On 09/11/20 13:00, Daniele Varrazzo wrote:
On Mon, 9 Nov 2020 at 06:57, Federico Di Gregorio <[email protected]> wrote:
[snip]
IMHO, oid is a bad idea because it has a very specific semantic and the error messages generated by PostgreSQL will be more confusing.I'm not sure I understand this. At the moment, the oids are something that don't really surface to the end-users, who are not required to use them explicitly and shouldn't be seen in the error messages.
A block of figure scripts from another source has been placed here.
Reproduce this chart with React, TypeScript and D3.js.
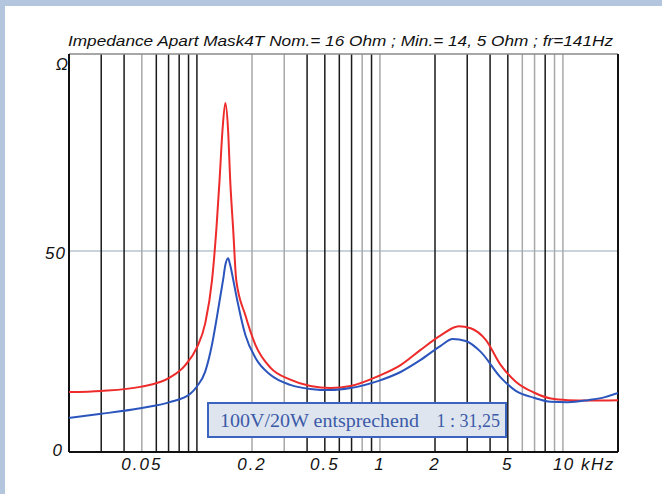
import React from 'react';
import * as d3 from 'd3';

const TITLE = 'Impedance Apart Mask4T Nom.= 16 Ohm ; Min.= 14, 5 Ohm ; fr=141Hz';
const X_TICKS = [50, 200, 500, 1000, 2000, 5000];
const X_TICK_LABELS = ['0.05', '0.2', '0.5', '1', '2', '5'];
const X_LAST_TICK = 10000;
const X_LAST_LABEL = '10 kHz';
const Y_TICKS = [0, 50];
const Y_TICK_LABELS = ['0', '50'];
const Y_UNIT = 'Ω';
const GRID_FREQS = [30, 40, 50, 60, 70, 80, 90, 100, 200, 300, 400, 500, 600, 700, 800, 900, 1000,
  2000, 3000, 4000, 5000, 6000, 7000, 8000, 9000, 10000];
const GRID_LIGHT = [50, 200, 300, 800, 1000, 6000, 7000, 9000, 10000];
const LEGEND_LEFT = '100V/20W entsprechend';
const LEGEND_RIGHT = '1 : 31,25';

const RED_FREQ = [20, 30, 49, 71, 86, 100, 111, 121, 128, 133, 138, 143, 148, 152, 158, 164, 184, 209, 252, 324,
  417, 537, 691, 983, 1297, 1669, 2148, 2696, 3134, 3788, 4577, 5528, 6936, 8596, 10648, 13700, 20000];
const RED_Z = [14.9, 15.2, 16.2, 18.5, 21.5, 26, 32, 42.8, 56, 67.7, 80.1, 86.8, 80.1, 67.7, 55, 42.8, 34, 26.6, 21, 18,
  16.4, 15.9, 16.4, 18.9, 21.6, 25.4, 29, 31.3, 30.8, 27.9, 21.6, 17.5, 14.8, 13.3, 12.9, 12.8, 12.9];

const BLUE_FREQ = [20, 30, 49, 71, 92, 100, 111, 121, 128, 134, 139, 143, 148, 152, 158, 166, 184, 209, 252, 324, 417,
  537, 691, 983, 1297, 1669, 2148, 2498, 2944, 3556, 4577, 5528, 6936, 8596, 10648, 13700, 16140, 20000];
const BLUE_Z = [8.5, 9.5, 10.9, 12.4, 14.5, 16.3, 20, 26.8, 33, 38.5, 42.8, 46.5, 48.2, 46.5, 42.8, 37.8, 29.1, 23.4, 19.2, 16.7, 15.7,
  15.4, 15.9, 17.7, 19.9, 22.9, 26.4, 28.1, 27.6, 24.9, 18.5, 15.2, 13.5, 12.5, 12.4, 12.9, 13.4, 14.7];

const W = 662;
const H = 494;
const L = 69, R = 618, T = 54, B = 452;

export default function App() {
  const x = d3.scaleLog().domain([20, 20000]).range([L, R]);
  const y = d3.scaleLinear().domain([0, 99]).range([B, T]);
  const line = d3.line<[number, number]>()
    .x(d => x(d[0]))
    .y(d => y(d[1]))
    .curve(d3.curveMonotoneX);
  const red = line(RED_FREQ.map((f, i) => [f, RED_Z[i]]));
  const blue = line(BLUE_FREQ.map((f, i) => [f, BLUE_Z[i]]));
  const sans = '"Liberation Sans", Arial, sans-serif';
  return (
    <svg width={W} height={H} style={{ position: 'absolute', left: 0, top: 0, display: 'block' }}>
      <rect x={0} y={0} width={W} height={H} fill="#ffffff" />
      <rect x={0} y={0} width={5} height={H} fill="#b4c6de" />
      <rect x={0} y={0} width={W} height={6} fill="#b4c6de" />
      <defs>
        <clipPath id="plot">
          <rect x={L} y={T} width={R - L} height={B - T} />
        </clipPath>
      </defs>
      <text x={68} y={46} fontFamily='"Liberation Sans Narrow", "Liberation Sans", Arial' fontStyle="italic"
        fontSize={15} textLength={545} lengthAdjust="spacingAndGlyphs" fill="#111">{TITLE}</text>
      <line x1={L} x2={R} y1={y(50)} y2={y(50)} stroke="#b9c3cf" strokeWidth={1.5} />
      {GRID_FREQS.map(f => (
        <line key={f} x1={x(f)} x2={x(f)} y1={T} y2={B}
          stroke={GRID_LIGHT.includes(f) ? '#a8a8a8' : '#1a1a1a'} strokeWidth={1.5} />
      ))}
      <line x1={L} x2={R} y1={T} y2={T} stroke="#8a8a8a" strokeWidth={1.5} />
      <line x1={L} x2={L} y1={T} y2={B} stroke="#111" strokeWidth={2} />
      <line x1={R} x2={R} y1={T} y2={B} stroke="#111" strokeWidth={2} />
      <line x1={L} x2={R} y1={B} y2={B} stroke="#111" strokeWidth={2} />
      <g clipPath="url(#plot)">
        <path d={red || ''} fill="none" stroke="#ee2b2b" strokeWidth={2} />
        <path d={blue || ''} fill="none" stroke="#2b55bd" strokeWidth={2} />
      </g>
      <rect x={208} y={403} width={298} height={34} fill="#dfe5ee" stroke="#3a64c0" strokeWidth={2} />
      <text x={220} y={427} fontFamily='"Liberation Serif", "Times New Roman", serif' fontSize={18}
        fill="#3a5aa8" textLength={199} lengthAdjust="spacingAndGlyphs">{LEGEND_LEFT}</text>
      <text x={500} y={427} textAnchor="end" fontFamily='"Liberation Serif", "Times New Roman", serif' fontSize={18}
        fill="#3a5aa8">{LEGEND_RIGHT}</text>
      {X_TICKS.map((f, i) => (
        <text key={f} x={x(f)} y={470} textAnchor="middle" fontFamily={sans} fontStyle="italic"
          fontSize={17} letterSpacing={2} fill="#111">{X_TICK_LABELS[i]}</text>
      ))}
      <text x={x(X_LAST_TICK) - 10} y={470} fontFamily={sans} fontStyle="italic" fontSize={17}
        letterSpacing={1.5} fill="#111">{X_LAST_LABEL}</text>
      {Y_TICKS.map((v, i) => (
        <text key={v} x={v === 0 ? 63 : 66} y={y(v) + (v === 0 ? 4 : 8)} textAnchor="end" fontFamily={sans}
          fontStyle="italic" fontSize={17} letterSpacing={1} fill="#111">{Y_TICK_LABELS[i]}</text>
      ))}
      <text x={68} y={70} textAnchor="end" fontFamily={sans} fontStyle="italic" fontSize={16} fill="#111">{Y_UNIT}</text>
    </svg>
  );
}
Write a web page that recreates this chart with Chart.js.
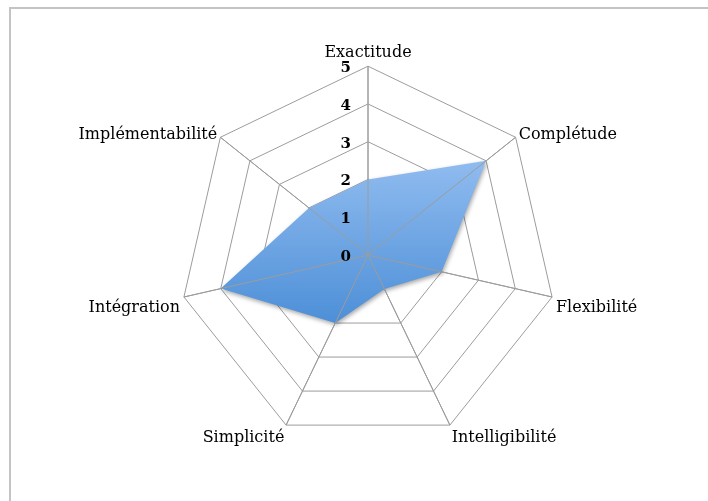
<!DOCTYPE html>
<html>
<head>
<meta charset="utf-8">
<script src="https://cdn.jsdelivr.net/npm/chart.js@4/dist/chart.umd.min.js"></script>
<style>
  html, body { margin: 0; padding: 0; background: #fff; }
  #frame { position: absolute; left: 9px; top: 7px; width: 720px; height: 520px; border: 2px solid #c4c4c4; box-sizing: border-box; }
  #wrap { position: absolute; left: 0; top: 0; width: 708px; height: 501px; }
</style>
</head>
<body>
<div id="frame"></div>
<div id="wrap"><canvas id="radarChart"></canvas></div>
<script>
// Radar: qualité du modèle
const categories = ['Exactitude', 'Complétude', 'Flexibilité', 'Intelligibilité', 'Simplicité', 'Intégration', 'Implémentabilité'];
const scores = [2, 4, 2, 1, 2, 4, 2];
const tickValues = [0, 1, 2, 3, 4, 5];

const radarExtras = {
  id: 'radarExtras',
  afterLayout(chart) {
    // upper side labels sit level with their spoke tip
    const items = chart.scales.r._pointLabelItems || [];
    [1, 6].forEach(i => {
      if (items[i]) { items[i].y += 10; items[i].top += 10; items[i].bottom += 10; }
    });
  },
  // soft drop shadow under the filled area (filler draws inside this window)
  beforeDatasetsDraw(chart) {
    const ctx = chart.ctx;
    ctx.save();
    ctx.shadowColor = 'rgba(0,0,0,0.35)';
    ctx.shadowBlur = 4;
    ctx.shadowOffsetX = 1;
    ctx.shadowOffsetY = 2;
  },
  afterDatasetsDraw(chart) {
    const ctx = chart.ctx;
    ctx.restore();
    // spokes show through the fill, rings do not
    const s = chart.scales.r;
    ctx.save();
    ctx.strokeStyle = '#9c9c9c';
    ctx.lineWidth = 1;
    categories.forEach((c, i) => {
      const p = s.getPointPosition(i, s.drawingArea);
      ctx.beginPath();
      ctx.moveTo(s.xCenter, s.yCenter);
      ctx.lineTo(p.x, p.y);
      ctx.stroke();
    });
    ctx.restore();
  },
  // tick numbers sit left of the vertical axis, not centered on it
  afterDraw(chart) {
    const s = chart.scales.r;
    const ctx = chart.ctx;
    ctx.save();
    ctx.font = 'bold 15px "DejaVu Serif"';
    ctx.fillStyle = '#000';
    ctx.textAlign = 'right';
    ctx.textBaseline = 'middle';
    tickValues.forEach(v => {
      const y = s.yCenter - s.getDistanceFromCenterForValue(v);
      ctx.fillText(String(v), s.xCenter - 17, y + 2);
    });
    ctx.restore();
  }
};

function fillGradient(context) {
  const chart = context.chart;
  const s = chart.scales.r;
  if (!s || !chart.chartArea) return '#7aaee8';
  const top = s.yCenter - s.getDistanceFromCenterForValue(4);
  const bottom = s.yCenter + s.getDistanceFromCenterForValue(2);
  const g = chart.ctx.createLinearGradient(0, top, 0, bottom);
  g.addColorStop(0, '#a7cbf8');
  g.addColorStop(1, '#4a8dd6');
  return g;
}

new Chart(document.getElementById('radarChart'), {
  type: 'radar',
  data: {
    labels: categories,
    datasets: [{
      data: scores,
      backgroundColor: fillGradient,
      borderWidth: 0,
      pointRadius: 0,
      fill: true,
    }],
  },
  options: {
    responsive: true,
    maintainAspectRatio: false,
    animation: false,
    layout: { padding: { left: 64, right: 44, top: 33, bottom: 44 } },
    plugins: { legend: { display: false }, tooltip: { enabled: false } },
    scales: {
      r: {
        min: 0,
        max: 5,
        ticks: { stepSize: 1, display: false },
        grid: { color: '#9c9c9c', lineWidth: 1 },
        angleLines: { color: '#9c9c9c', lineWidth: 1 },
        pointLabels: { font: { family: 'DejaVu Serif', size: 16 }, color: '#000', padding: 4 },
      },
    },
  },
  plugins: [radarExtras],
});
</script>
</body>
</html>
For instance the query above might results in a call: >>> from psycopg3.oids import builtins >>> builtins["numeric"].oid 1700 >>> res = conn.pgconn.exec_params(b"select '[]'::jsonb -> $1", [b"1"], [1700]) >>> res.status <ExecStatus.FATAL_ERROR: 7> >>> print(res.error_message.decode("utf8")) ERROR: operator does not exist: jsonb -> numeric LINE 1: select '[]'::jsonb -> $1 ^ HINT: No operator matches the given name and argument types. You might need to add explicit type casts. So the oid is only used internally, in the mapping python type -> exec_params() types array, the 1700 shouldn't surface anywhere. Maybe I'm misunderstanding your concern: can you tell me better?
My fault. I misread and though you wanted to use OID as *the* type to pass to PostggreSQL for numbers.